04 March 2018, 12pm
Roger Bannister, who died aged 88 on 3 March, had already become an athlete of legendary status by the age of 25. He set a new world record for the mile on the Iffley Road track at Oxford University and in doing so ran the distance (1609.34m) in under four minutes (3:59.4) – the first time anyone had broken what was regarded as the most significant ‘barrier’ in world athletics.
He did it by using knowledge and insight from his medical studies and getting his friends Chris Brasher (who later co-founded the London Marathon) and Chris Chataway (who later became a UK Government Minister) to pace him. Brasher led for two laps, then Chataway continued, steady but fast, until just after the bell. Bannister then launched himself forward for a 59-second final lap.
He had broken the nine-year old record of Sweden’s Gunder Hagg (4:01.4) but just over six weeks later the Australian John Landy, one of Bannister’s rivals for the first sub 4-minute time, ran 3:58. The two came head-to-head in the final of the mile at the empire (now Commonwealth) Games in August 1954 where Bannister ran to the same tactic: run as even-paced as possible to save his strength for a powerful finishing sprint to the line. Landy started strongly and worked up a lead of 10-15 metres by the third lap before Bannister started to haul him back. Running into the last lap shoulder-to-shoulder they ran stayed together until the final bend, when Bannister kicked away to win just a little later than planned.
He ran just one more championship race, winning the European title later in August, before retiring from athletics. He gained his basic medical qualification a month after the victory over Landy in Vancouver.
He went on to a distinguished medical career and focused his research on the autonomic nervous system, which unconsciously controls all the automatic response systems of the body.

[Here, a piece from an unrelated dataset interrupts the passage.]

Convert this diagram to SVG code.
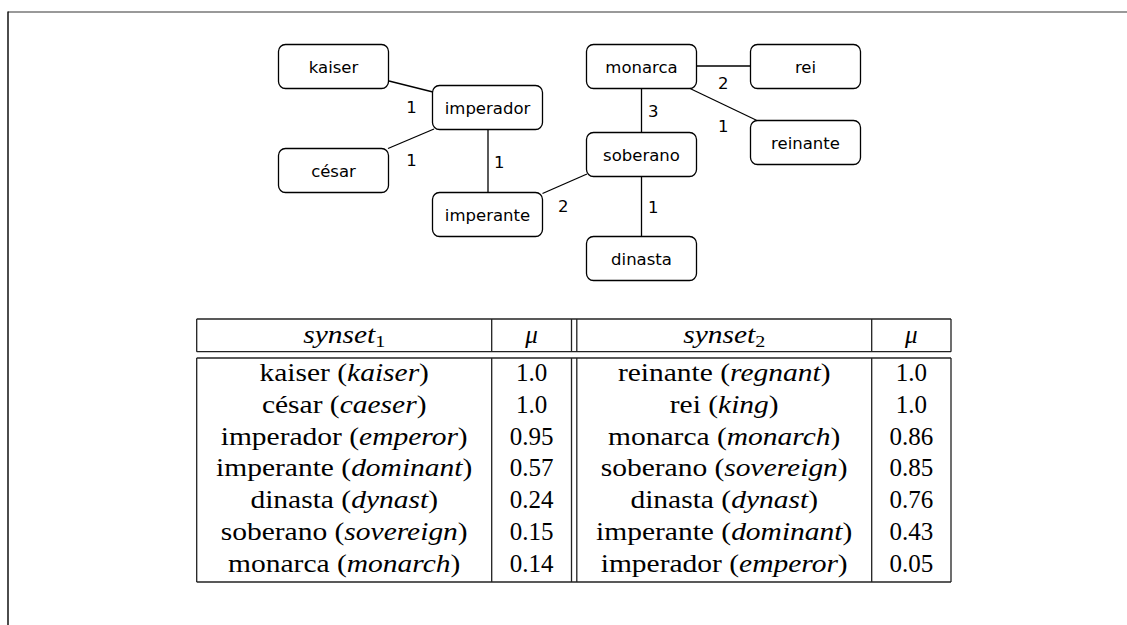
<svg xmlns="http://www.w3.org/2000/svg" width="1127" height="625" viewBox="0 0 1127 625">
<style>
.node rect{fill:#fff;stroke:#000;stroke-width:1.3}
.node text{font-family:"DejaVu Sans",sans-serif;font-size:16.5px;text-anchor:middle;fill:#000}
.edges line{stroke:#000;stroke-width:1.3}
.lbl{font-family:"DejaVu Sans",sans-serif;font-size:16.5px;text-anchor:middle;fill:#000}
.tl{stroke:#222;stroke-width:1.3;fill:none}
.tt{font-family:"Liberation Serif","Times New Roman",serif;font-size:25px;text-anchor:middle;fill:#000}
.it{font-style:italic}
</style>
<rect width="1127" height="625" fill="#fff"/>
<line x1="8" y1="12" x2="1127" y2="12" stroke="#777" stroke-width="1.4"/>
<line x1="8" y1="11.5" x2="8" y2="625" stroke="#000" stroke-width="1.4"/>

<g class="edges" id="connectors">
<line x1="389" y1="81" x2="433" y2="92"/>
<line x1="388" y1="148.5" x2="434" y2="129"/>
<line x1="488" y1="129.5" x2="488" y2="192.5"/>
<line x1="542.5" y1="193.5" x2="587" y2="174"/>
<line x1="696.5" y1="66" x2="750.5" y2="66"/>
<line x1="690" y1="88.5" x2="757" y2="120.5"/>
<line x1="641.5" y1="88.5" x2="641.5" y2="132.5"/>
<line x1="641.5" y1="176.5" x2="641.5" y2="236.5"/>
<text class="lbl" x="411.5" y="112.7">1</text>
<text class="lbl" x="411.5" y="166">1</text>
<text class="lbl" x="499.3" y="168">1</text>
<text class="lbl" x="563.3" y="211.7">2</text>
<text class="lbl" x="723.3" y="89.3">2</text>
<text class="lbl" x="653.3" y="116.7">3</text>
<text class="lbl" x="723.3" y="131.7">1</text>
<text class="lbl" x="653.3" y="213.3">1</text>
</g>

<g class="node" id="kaiser"><rect x="278.5" y="44.5" width="110" height="44" rx="7"/><text x="333.5" y="73">kaiser</text></g>
<g class="node" id="imperador"><rect x="432.5" y="85.5" width="110" height="44" rx="7"/><text x="487.5" y="114">imperador</text></g>
<g class="node" id="cesar"><rect x="278.5" y="148.5" width="110" height="44" rx="7"/><text x="333.5" y="177">césar</text></g>
<g class="node" id="imperante"><rect x="432.5" y="192.5" width="110" height="44" rx="7"/><text x="487.5" y="221">imperante</text></g>
<g class="node" id="monarca"><rect x="586.5" y="44.5" width="110" height="44" rx="7"/><text x="641.5" y="73">monarca</text></g>
<g class="node" id="rei"><rect x="750.5" y="44.5" width="110" height="44" rx="7"/><text x="805.5" y="73">rei</text></g>
<g class="node" id="soberano"><rect x="586.5" y="132.5" width="110" height="44" rx="7"/><text x="641.5" y="161">soberano</text></g>
<g class="node" id="reinante"><rect x="750.5" y="120.5" width="110" height="44" rx="7"/><text x="805.5" y="149">reinante</text></g>
<g class="node" id="dinasta"><rect x="586.5" y="236.5" width="110" height="44" rx="7"/><text x="641.5" y="265">dinasta</text></g>

<g id="table">
<line class="tl" x1="196.7" y1="319" x2="951" y2="319"/>
<line class="tl" x1="196.7" y1="351.7" x2="951" y2="351.7"/>
<line class="tl" x1="196.7" y1="358" x2="951" y2="358"/>
<line class="tl" x1="196.7" y1="582" x2="951" y2="582"/>
<path class="tl" d="M196.7 319V351.7M491.7 319V351.7M571.5 319V351.7M576.8 319V351.7M871.7 319V351.7M951 319V351.7"/>
<path class="tl" d="M196.7 358V582M491.7 358V582M571.5 358V582M576.8 358V582M871.7 358V582M951 358V582"/>

<g transform="translate(344.2,0) scale(1.18,1)">
<text class="tt" x="0" y="342.7"><tspan class="it">synset</tspan><tspan font-size="17" dy="4">1</tspan></text>
<text class="tt" x="0" y="381">kaiser (<tspan class="it">kaiser</tspan>)</text>
<text class="tt" x="0" y="412.8">césar (<tspan class="it">caeser</tspan>)</text>
<text class="tt" x="0" y="444.6">imperador (<tspan class="it">emperor</tspan>)</text>
<text class="tt" x="0" y="476.4">imperante (<tspan class="it">dominant</tspan>)</text>
<text class="tt" x="0" y="508.2">dinasta (<tspan class="it">dynast</tspan>)</text>
<text class="tt" x="0" y="540">soberano (<tspan class="it">sovereign</tspan>)</text>
<text class="tt" x="0" y="571.8">monarca (<tspan class="it">monarch</tspan>)</text>
</g>
<g transform="translate(531.5,0)">
<text class="tt it" x="0" y="342.7">μ</text>
<text class="tt" x="0" y="381">1.0</text>
<text class="tt" x="0" y="412.8">1.0</text>
<text class="tt" x="0" y="444.6">0.95</text>
<text class="tt" x="0" y="476.4">0.57</text>
<text class="tt" x="0" y="508.2">0.24</text>
<text class="tt" x="0" y="540">0.15</text>
<text class="tt" x="0" y="571.8">0.14</text>
</g>
<g transform="translate(724.2,0) scale(1.18,1)">
<text class="tt" x="0" y="342.7"><tspan class="it">synset</tspan><tspan font-size="17" dy="4">2</tspan></text>
<text class="tt" x="0" y="381">reinante (<tspan class="it">regnant</tspan>)</text>
<text class="tt" x="0" y="412.8">rei (<tspan class="it">king</tspan>)</text>
<text class="tt" x="0" y="444.6">monarca (<tspan class="it">monarch</tspan>)</text>
<text class="tt" x="0" y="476.4">soberano (<tspan class="it">sovereign</tspan>)</text>
<text class="tt" x="0" y="508.2">dinasta (<tspan class="it">dynast</tspan>)</text>
<text class="tt" x="0" y="540">imperante (<tspan class="it">dominant</tspan>)</text>
<text class="tt" x="0" y="571.8">imperador (<tspan class="it">emperor</tspan>)</text>
</g>
<g transform="translate(911.3,0)">
<text class="tt it" x="0" y="342.7">μ</text>
<text class="tt" x="0" y="381">1.0</text>
<text class="tt" x="0" y="412.8">1.0</text>
<text class="tt" x="0" y="444.6">0.86</text>
<text class="tt" x="0" y="476.4">0.85</text>
<text class="tt" x="0" y="508.2">0.76</text>
<text class="tt" x="0" y="540">0.43</text>
<text class="tt" x="0" y="571.8">0.05</text>
</g>
</g>
</svg>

As chairman of the UK Sports Council (1971–74) he introduced a much more sensitive test for anabolic steroids. He was president of the International Council for Sport and Physical Recreation (1976–83), and served on many committees and advisory bodies. He also wrote for the British newspaper The Sunday Times and for Sports Illustrated.
Bannister returned to the Iffley Road track (by then bearing his name) with the Olympic Torch in the build-up to the 2012 London Olympic Games. He was diagnosed with Parkinson’s Disease in 2011 and revealed this in 2014 in a BBC interview after publishing his autobiography.
Sir Roger Bannister (23 March 1929 – 3 March 2018) is survived by his wife, Moyra Jacobsson, and their two sons, two daughters and 14 grandchildren.